Et c’est à travers ce coup de foudre que j’acquis ce petit paradis aux fins fonds du monde. Très vite j’y construisis une petite maison en pierre, puis une deuxième, puis une troisième, en projetant mes 3 enfants et leurs bambins dans ce jardin aux mille saveurs...
Durant la construction, mon père, âgé de 91 ans, assisté de deux cheikhs druzes, planta un jeune pin tout près de la maison.
En contrebas du jardin, nous plantâmes également plusieurs dizaines de plants de pins parasols, dont les troncs n’étaient que des fines tiges.
Et nous ajoutâmes au jardin une “zamzarika”, arbre de Judée, et deux “zinzalakht, des lilas de Perse.
Et pour couronner le tout, nous fîmes provenir du Barouk un jeune cèdre de 5 mètres que nous plantâmes à un point élevé du jardin, où il surplomberait la propriété, là où tout le monde pourrait l’admirer lorsqu’il deviendrait grand et majestueux.
C’était il y a 17 ans ...
... Et les années ont passé … aussi vite qu'un rêve.
Lorsque je me réveille aujourd’hui dans cette maison à l’heure de la rosée, les seuls propos que j’entends, sont ceux des oiseaux, interrompus par le chant du coq, et je vois des bans d’oiseaux visitant la pelouse. Et des écureuils qui dévalisent les arbres fruitiers.
J’enfile mes chaussures et je sors me promener dans le jardin en commençant par l’allée des noyers et des pins.
Celle de la première visite, avec cheikh Hatem.
Les noyers sont devenus géants. Ils ombragent toute l’allée.
Les pins ont atteint dix mètres. Je pose ma main sur leurs écorces et lève la tête vers le ciel pour vérifier combien ils ont encore grimpé.
Leur croissance est comme une horloge naturelle qui m’indique le temps qui passe... Je fais des calculs d’épicier en marchant ;
« huit mètres en dix-sept ans, c’est un demi-mètre par an, si j’atteins les cent ans, ils auront à peu près vingt-cinq mètres. Et leurs racines effondreront le mur de la terrasse ! »
L’arrivée devant le pin de mon père me tire de mon absurde rêverie ; il est devenu aussi haut que la maison.
Les pousses en contrebas du jardin sont à présent de grands pins parasols qui bloquent la vue. Mais on commence à entrevoir parmi leurs branches des bribes de paysage.
Il faudra donc les élaguer...
La “zamzarika” au printemps, durant 3 semaines, explose en fleurs fuschia. Et les “zinzalakht” devant l’entrée hébergent dans leur touffus feuillages des multitudes de petits merles, qui s’envolent avec un frou-frou sonore, au moindre signal de danger.

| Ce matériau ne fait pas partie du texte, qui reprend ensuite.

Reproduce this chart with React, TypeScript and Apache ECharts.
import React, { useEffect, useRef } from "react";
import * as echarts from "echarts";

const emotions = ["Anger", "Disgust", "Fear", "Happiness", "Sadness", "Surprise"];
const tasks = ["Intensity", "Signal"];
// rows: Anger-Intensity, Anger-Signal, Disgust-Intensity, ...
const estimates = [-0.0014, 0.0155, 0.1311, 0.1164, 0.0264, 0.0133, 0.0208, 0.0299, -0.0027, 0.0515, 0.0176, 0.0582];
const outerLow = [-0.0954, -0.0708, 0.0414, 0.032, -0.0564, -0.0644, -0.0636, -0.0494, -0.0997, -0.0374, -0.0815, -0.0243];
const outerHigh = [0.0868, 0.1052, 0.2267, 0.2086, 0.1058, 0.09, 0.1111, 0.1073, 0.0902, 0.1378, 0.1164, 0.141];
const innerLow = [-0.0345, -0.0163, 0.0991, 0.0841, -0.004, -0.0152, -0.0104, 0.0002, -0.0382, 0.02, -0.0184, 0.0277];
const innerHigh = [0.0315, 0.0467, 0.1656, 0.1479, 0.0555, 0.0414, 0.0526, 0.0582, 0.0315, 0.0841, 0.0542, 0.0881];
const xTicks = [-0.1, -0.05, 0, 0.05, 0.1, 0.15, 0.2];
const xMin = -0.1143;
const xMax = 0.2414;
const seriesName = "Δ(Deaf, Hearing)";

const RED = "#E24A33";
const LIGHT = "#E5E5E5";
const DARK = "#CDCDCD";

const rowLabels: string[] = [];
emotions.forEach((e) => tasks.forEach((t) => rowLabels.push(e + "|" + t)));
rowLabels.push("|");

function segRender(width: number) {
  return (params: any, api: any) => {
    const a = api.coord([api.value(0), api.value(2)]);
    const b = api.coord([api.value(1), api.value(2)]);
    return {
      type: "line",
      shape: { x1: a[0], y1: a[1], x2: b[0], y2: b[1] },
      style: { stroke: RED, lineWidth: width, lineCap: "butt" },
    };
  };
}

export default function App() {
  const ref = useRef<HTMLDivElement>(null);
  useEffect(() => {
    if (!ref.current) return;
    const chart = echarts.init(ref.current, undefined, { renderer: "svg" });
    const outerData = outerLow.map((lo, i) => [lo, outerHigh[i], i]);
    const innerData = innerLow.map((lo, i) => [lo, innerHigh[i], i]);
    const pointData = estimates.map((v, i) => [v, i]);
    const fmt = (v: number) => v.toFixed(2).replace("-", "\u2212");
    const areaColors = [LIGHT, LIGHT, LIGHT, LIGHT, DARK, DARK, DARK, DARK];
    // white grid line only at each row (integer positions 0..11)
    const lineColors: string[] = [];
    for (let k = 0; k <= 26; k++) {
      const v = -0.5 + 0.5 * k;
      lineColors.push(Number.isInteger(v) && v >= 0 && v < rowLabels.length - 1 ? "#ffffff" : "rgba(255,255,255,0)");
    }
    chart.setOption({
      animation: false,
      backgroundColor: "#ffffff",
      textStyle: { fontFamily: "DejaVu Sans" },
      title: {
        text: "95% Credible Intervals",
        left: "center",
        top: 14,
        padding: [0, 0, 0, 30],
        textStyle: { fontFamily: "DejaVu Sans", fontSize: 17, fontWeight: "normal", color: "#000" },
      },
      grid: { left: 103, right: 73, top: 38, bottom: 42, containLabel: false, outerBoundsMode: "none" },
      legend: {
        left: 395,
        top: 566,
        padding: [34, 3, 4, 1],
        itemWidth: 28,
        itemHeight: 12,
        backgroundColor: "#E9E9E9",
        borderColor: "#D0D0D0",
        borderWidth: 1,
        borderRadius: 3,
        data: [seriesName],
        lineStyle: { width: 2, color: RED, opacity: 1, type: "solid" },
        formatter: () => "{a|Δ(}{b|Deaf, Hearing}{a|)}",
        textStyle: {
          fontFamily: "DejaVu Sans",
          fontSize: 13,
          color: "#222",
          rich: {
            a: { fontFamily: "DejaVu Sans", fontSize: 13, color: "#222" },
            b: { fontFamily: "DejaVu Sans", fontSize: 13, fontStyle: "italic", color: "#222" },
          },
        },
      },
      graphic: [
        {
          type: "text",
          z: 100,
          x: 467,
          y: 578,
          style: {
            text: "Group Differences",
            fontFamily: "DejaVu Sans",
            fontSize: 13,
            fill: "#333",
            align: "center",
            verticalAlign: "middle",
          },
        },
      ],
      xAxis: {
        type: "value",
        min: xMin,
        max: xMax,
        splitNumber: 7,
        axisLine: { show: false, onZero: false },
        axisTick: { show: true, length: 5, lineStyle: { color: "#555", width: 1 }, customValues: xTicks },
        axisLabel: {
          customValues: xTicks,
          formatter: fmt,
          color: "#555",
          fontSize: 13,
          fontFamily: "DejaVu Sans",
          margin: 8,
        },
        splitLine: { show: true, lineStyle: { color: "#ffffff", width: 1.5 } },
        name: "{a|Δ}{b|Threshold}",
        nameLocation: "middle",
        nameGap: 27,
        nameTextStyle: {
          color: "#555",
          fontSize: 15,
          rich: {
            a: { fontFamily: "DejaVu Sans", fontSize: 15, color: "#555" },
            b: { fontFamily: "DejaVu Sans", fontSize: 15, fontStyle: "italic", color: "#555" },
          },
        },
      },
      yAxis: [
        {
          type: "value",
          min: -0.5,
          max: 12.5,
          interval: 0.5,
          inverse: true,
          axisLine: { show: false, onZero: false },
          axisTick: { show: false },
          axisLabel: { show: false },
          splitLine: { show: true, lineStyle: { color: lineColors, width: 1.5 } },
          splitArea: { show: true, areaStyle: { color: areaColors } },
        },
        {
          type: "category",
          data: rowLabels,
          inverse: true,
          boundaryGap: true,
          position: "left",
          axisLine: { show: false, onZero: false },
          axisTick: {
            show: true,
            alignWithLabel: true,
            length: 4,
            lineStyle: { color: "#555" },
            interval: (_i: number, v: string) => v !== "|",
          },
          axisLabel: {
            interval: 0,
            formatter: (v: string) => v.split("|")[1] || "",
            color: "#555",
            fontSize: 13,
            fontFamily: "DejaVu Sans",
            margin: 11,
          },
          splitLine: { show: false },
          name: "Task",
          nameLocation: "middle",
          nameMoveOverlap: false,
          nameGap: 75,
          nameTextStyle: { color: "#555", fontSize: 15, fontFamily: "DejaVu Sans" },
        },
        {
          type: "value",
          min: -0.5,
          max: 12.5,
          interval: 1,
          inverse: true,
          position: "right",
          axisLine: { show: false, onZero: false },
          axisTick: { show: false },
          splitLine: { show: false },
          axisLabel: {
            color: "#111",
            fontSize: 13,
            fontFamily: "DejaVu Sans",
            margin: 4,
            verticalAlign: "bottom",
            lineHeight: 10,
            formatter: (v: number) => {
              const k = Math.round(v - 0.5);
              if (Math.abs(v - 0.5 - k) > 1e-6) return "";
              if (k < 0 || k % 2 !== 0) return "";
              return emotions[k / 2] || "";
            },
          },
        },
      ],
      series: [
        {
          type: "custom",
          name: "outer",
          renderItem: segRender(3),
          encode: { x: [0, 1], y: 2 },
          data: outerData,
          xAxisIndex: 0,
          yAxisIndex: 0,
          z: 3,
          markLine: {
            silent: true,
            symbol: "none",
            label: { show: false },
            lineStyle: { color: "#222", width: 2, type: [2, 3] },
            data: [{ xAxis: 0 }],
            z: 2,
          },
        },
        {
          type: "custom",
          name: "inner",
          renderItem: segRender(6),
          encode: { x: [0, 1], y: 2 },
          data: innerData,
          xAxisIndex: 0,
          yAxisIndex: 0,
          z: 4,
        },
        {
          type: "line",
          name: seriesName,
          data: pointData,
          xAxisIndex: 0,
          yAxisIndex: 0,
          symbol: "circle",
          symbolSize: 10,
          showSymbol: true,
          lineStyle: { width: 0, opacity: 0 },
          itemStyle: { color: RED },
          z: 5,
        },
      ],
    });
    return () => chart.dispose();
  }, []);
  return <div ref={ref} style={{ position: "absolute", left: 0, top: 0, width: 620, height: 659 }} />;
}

Le cèdre a dépassé les 12 mètres.
Il se dresse maintenant majestueusement au-dessus du jardin. Ses branches sont encore désordonnées, car il lui faut paraît-il cent ans d'âge avant de commencer à déployer ses branches à l’horizontale, comme les cèdres qu'on admire sur les cartes postales.
Les arbres sont rassurants, car ils ne changent jamais de place. Ils poussent. Imperturbablement.
Ils vivent leur vie à l’écart de tous les tourments.
Ils n’ont pas l’ambition horripilante des hommes qui veulent toujours partir et faire mille choses de leur vie.
Sans jamais être totalement satisfaits...
Eux sont impassibles aux évènements extérieurs. Ils continuent à grimper, devenant toujours plus robustes, toujours plus solides. Toujours plus sages.
Ils se foutent de la technologie, de tous les gadgets et les innombrables informations qui déroutent l’Homme au lieu de l’éclairer.
Le tourmenté en moi est toujours fasciné par les arbres.
Toujours paisibles et égaux à eux-mêmes.
Surtout après les avoir vus se développer et grandir.
Ils sont heureux car ils poussent paisiblement, ils verdoient et portent des fruits. En parfaite symbiose avec les saisons, ils ne font que du bien autour d’eux produisant de l’oxygène, nourrissant les écureuils et faisant de l’ombre pour rafraîchir le passant sous leur feuillage.
Si les hommes suivaient l’exemple des arbres, la terre serait le paradis.